Rerrin is the main village on Bere Island, the long low island that sits in Berehaven across from Castletownbere at the end of the Beara Peninsula. It is on the eastern end of the island, gathered around the sheltered water of Lawrence Cove, and it runs uphill from the harbour to a scatter of old military buildings on the high ground. The whole island had 218 people at the 2022 census; the village itself is a fraction of that - a pier, a marina, a shop that doubles as the post office, a bakehouse cafe, and one bar.
It is an old enough place to have a paper trail. The name turns up as Rurryne in the Patent Rolls of James I in 1611, and the Irish is Raerainn. But what shapes the village is the British military presence that lasted into living memory. Bere Island guarded one of the best deep-water anchorages on the Atlantic coast, and the army built accordingly: four Martello towers reported ready in February 1805, a signal tower, barracks, a quay, and later the gun batteries that still sit behind their wire on the hillside above the cove.

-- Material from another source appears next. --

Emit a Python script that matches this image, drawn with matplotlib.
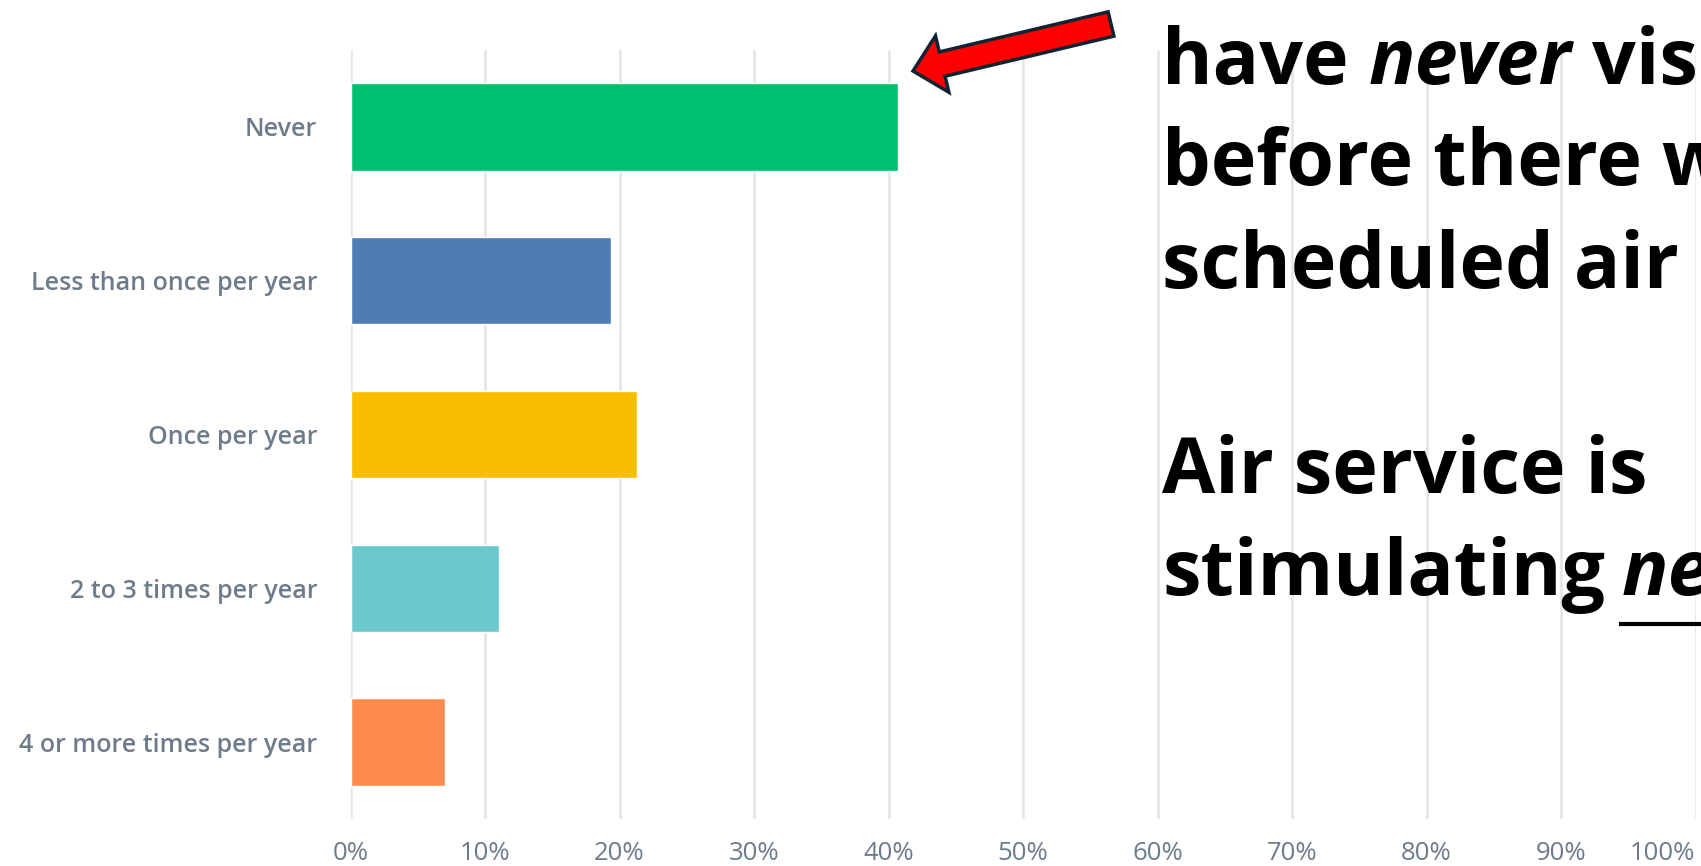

Berehaven was one of three Treaty Ports - with Cobh and Lough Swilly - that Britain kept after Irish independence, handed back only in 1938. So the fortifications are not ancient ruins so much as a twentieth-century military estate slowly going quiet: emplacements, a moated battery, observation posts, all explorable on the marked loop out of the village. The reward at the top is the long view back over Berehaven to the Caha Mountains and Hungry Hill.
Come for a day if you want the forts and the walk, or stay a night or two and let the island slow you down. There is enough to eat and a bed if you book it, but not much margin for turning up unplanned. The ferry is the whole of it: miss the last one and you are sleeping on Bere Island whether you meant to or not.